I've also been told I have little tact, so if this offends you simply ride on.

Friday, September 18, 2015

The Flo-Glo Paradox

Everybody has seen road workers wearing those very bright fluorescent yellow and green colors and not  because they want to make a fashion statement but rather for safety's sake.  They just don't want to get hit by a moving vehicle, hence my decision to call it Flo-Glo, they keep the traffic flowing all the while glowing.  You know what I mean, this stuff.
Anyway, there seem to be quite a number of people out there who've decided to take these colors and turn them into a fashion statement... a T-shirt fashion statement.  Now, I have absolutely no problem seeing men wearing T-shirts; it's a comfortable piece of clothing.  I wear them, usually not out in public, but around the house.  Back when my job kept me office bound, I wore them daily under my dress shirts.  Some people can actually wear them out in public and look damn good.  My friend Larry, back when he spent a lot of time at the gym, often wore T-shirts when he went out, and always one size too small.
Unfortunately not everybody is like Larry.  And these colors are very bright.  They're like little magnets that even the most steely-eyed person is drawn to, which is why there's a paradox.  What was initially meant to be a color to provide safety while keeping traffic flowing, is now being worn by many who either don't know better or who simply don't care.  I'm talking about guys with girth.  When it's a size XXL and it's still a size too small, you shouldn't be wearing it... anywhere.  Here's an example:  This past Tuesday I had some guy come up to the paint desk and he had at least 2 inches of drop-age.

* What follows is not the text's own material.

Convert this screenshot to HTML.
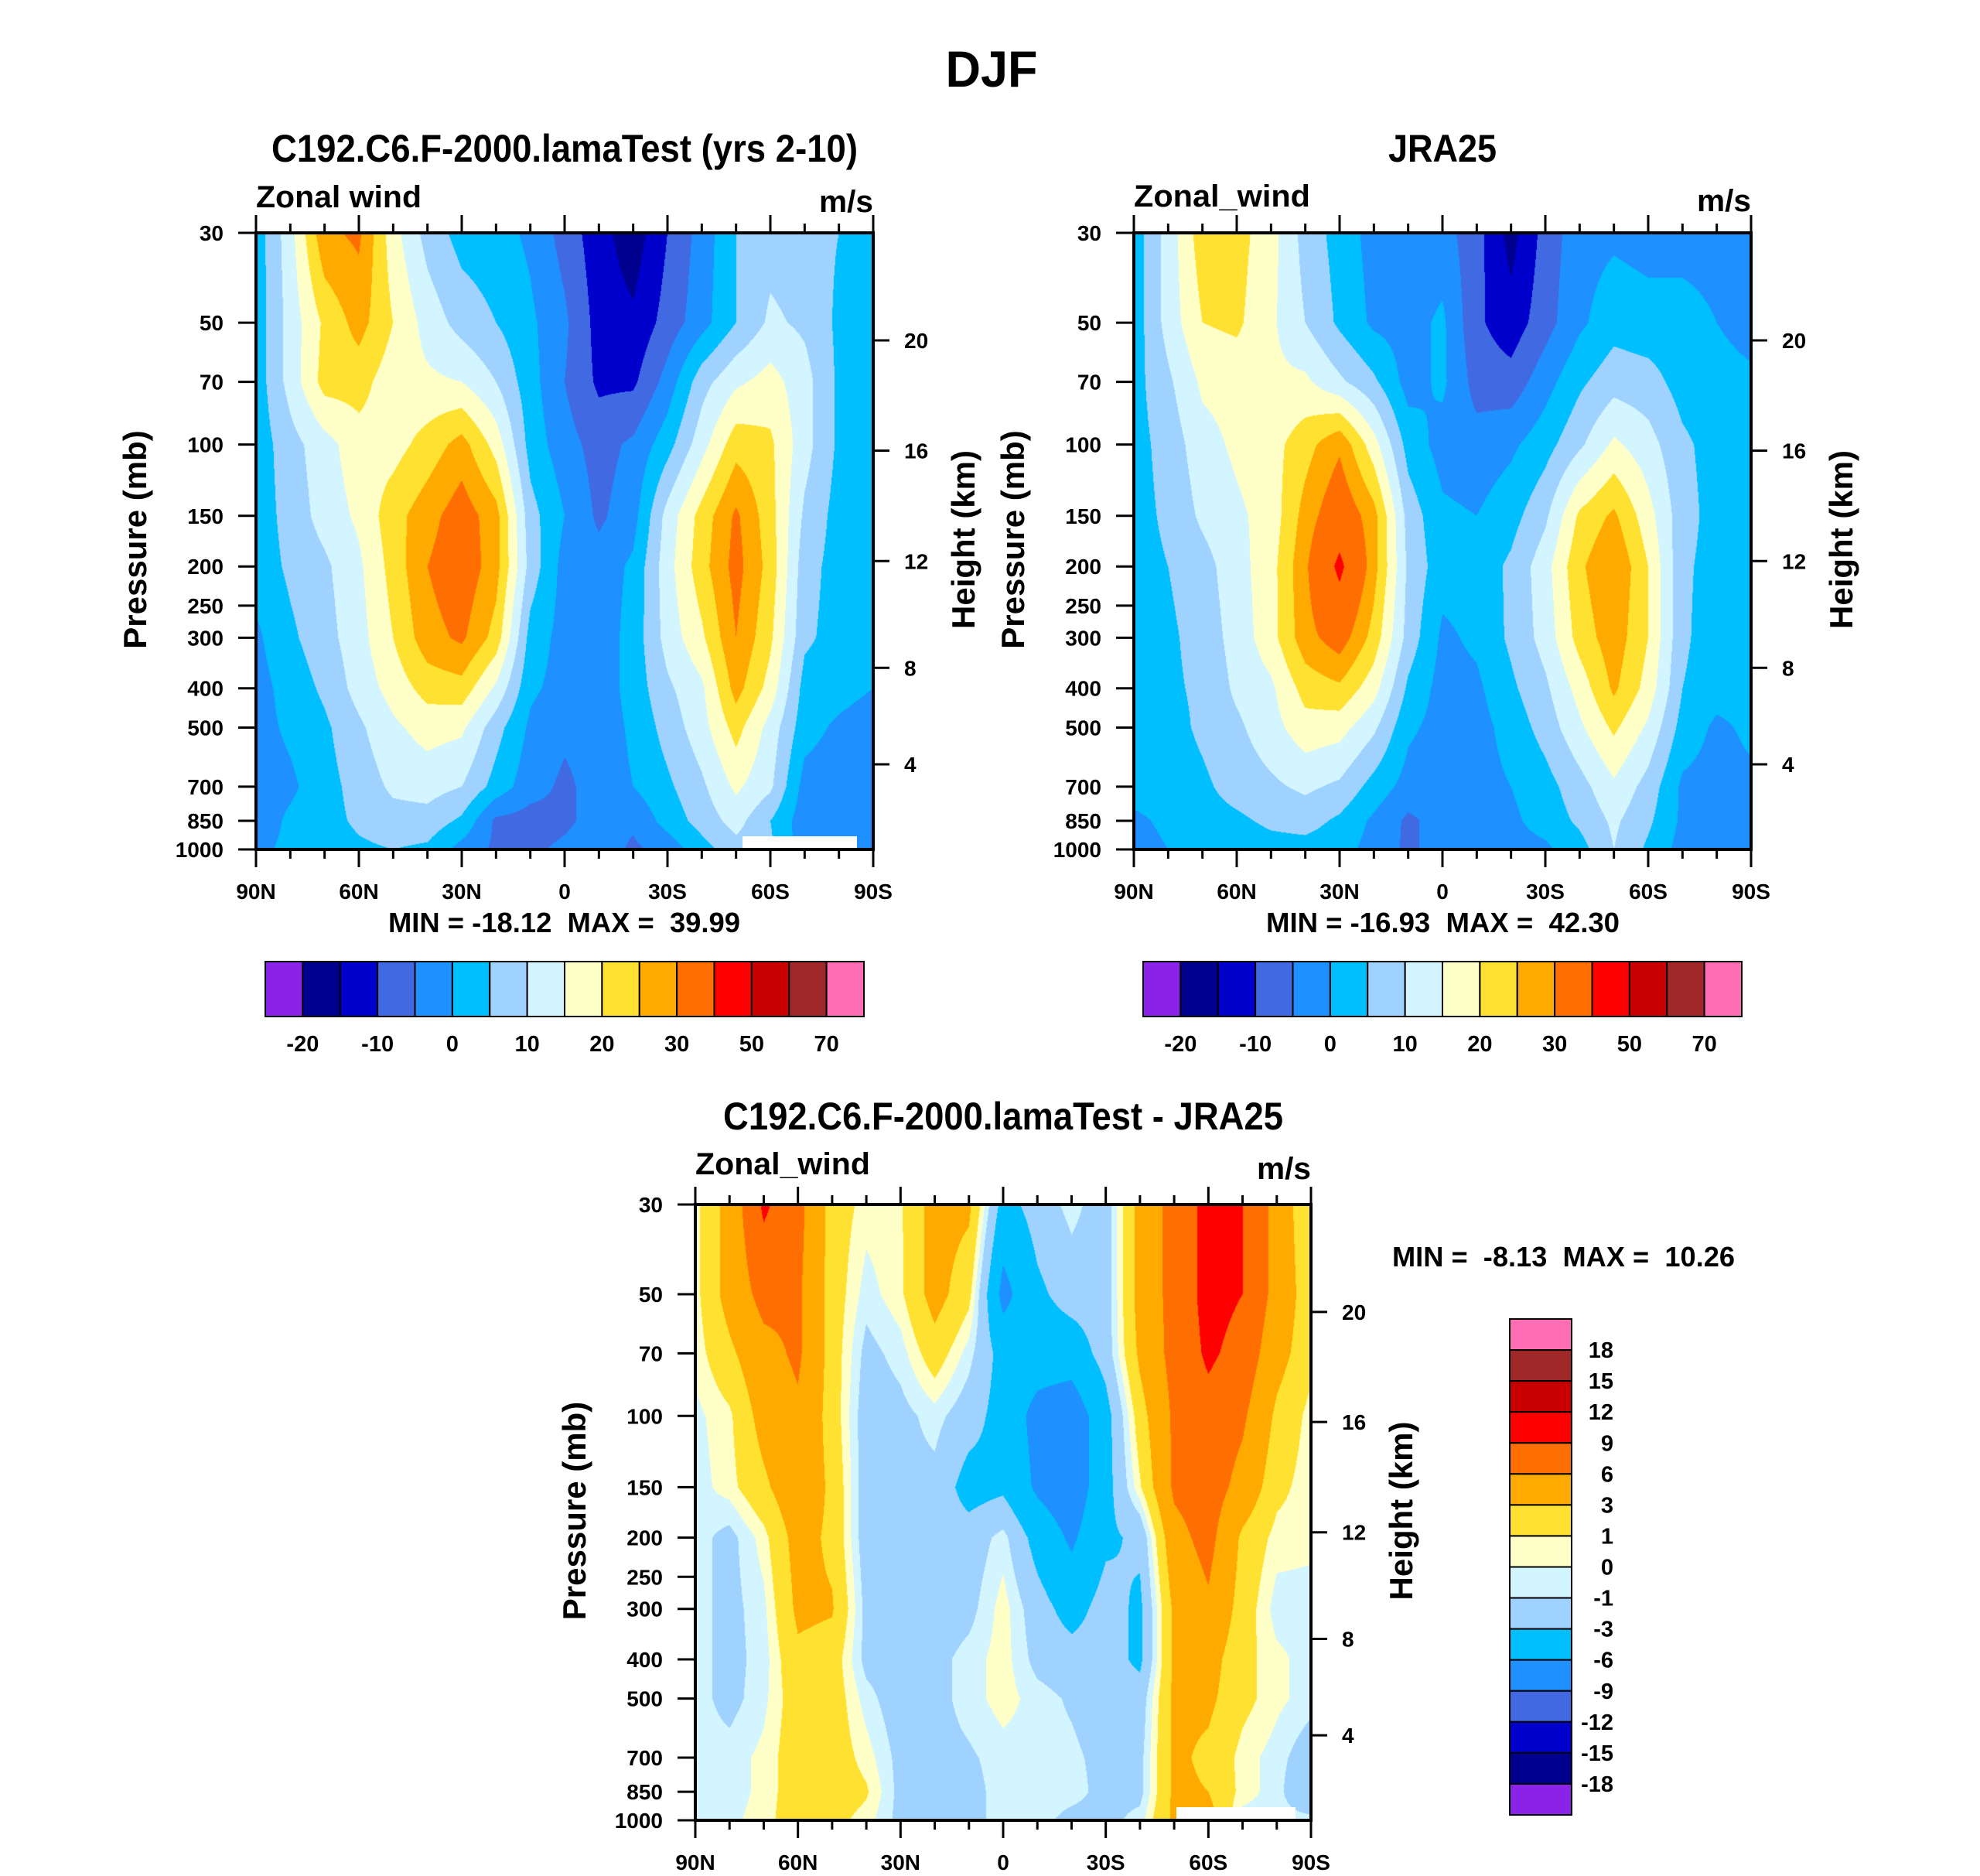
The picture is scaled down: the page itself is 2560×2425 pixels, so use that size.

For those who don't know, drop-age happens when you're belly sags below the hemline of your shirt,  You know what I'm talking about... belly skin, sometimes really hairy belly skin.  Anyway, this guy comes up and orders a 5 gallon bucket of  Glidden, Semi-gloss, Antique White and I can barely hear what he's saying because he's got about 2 inches of drop-age resting on the edge of the paint desk... and, of course, he's wearing a Flo-Glo T-shirt, and, of course, I can barely hear what he's saying because my mind is screaming in horror.  Since I'm not allowed to lift 5 gallon buckets until October, I handed the order off to one of my associates.  Later she came up to me and said "why would anyone wear that shirt with that much fat hanging out."  And, my response was to shrug and admit that it was a paradox to me.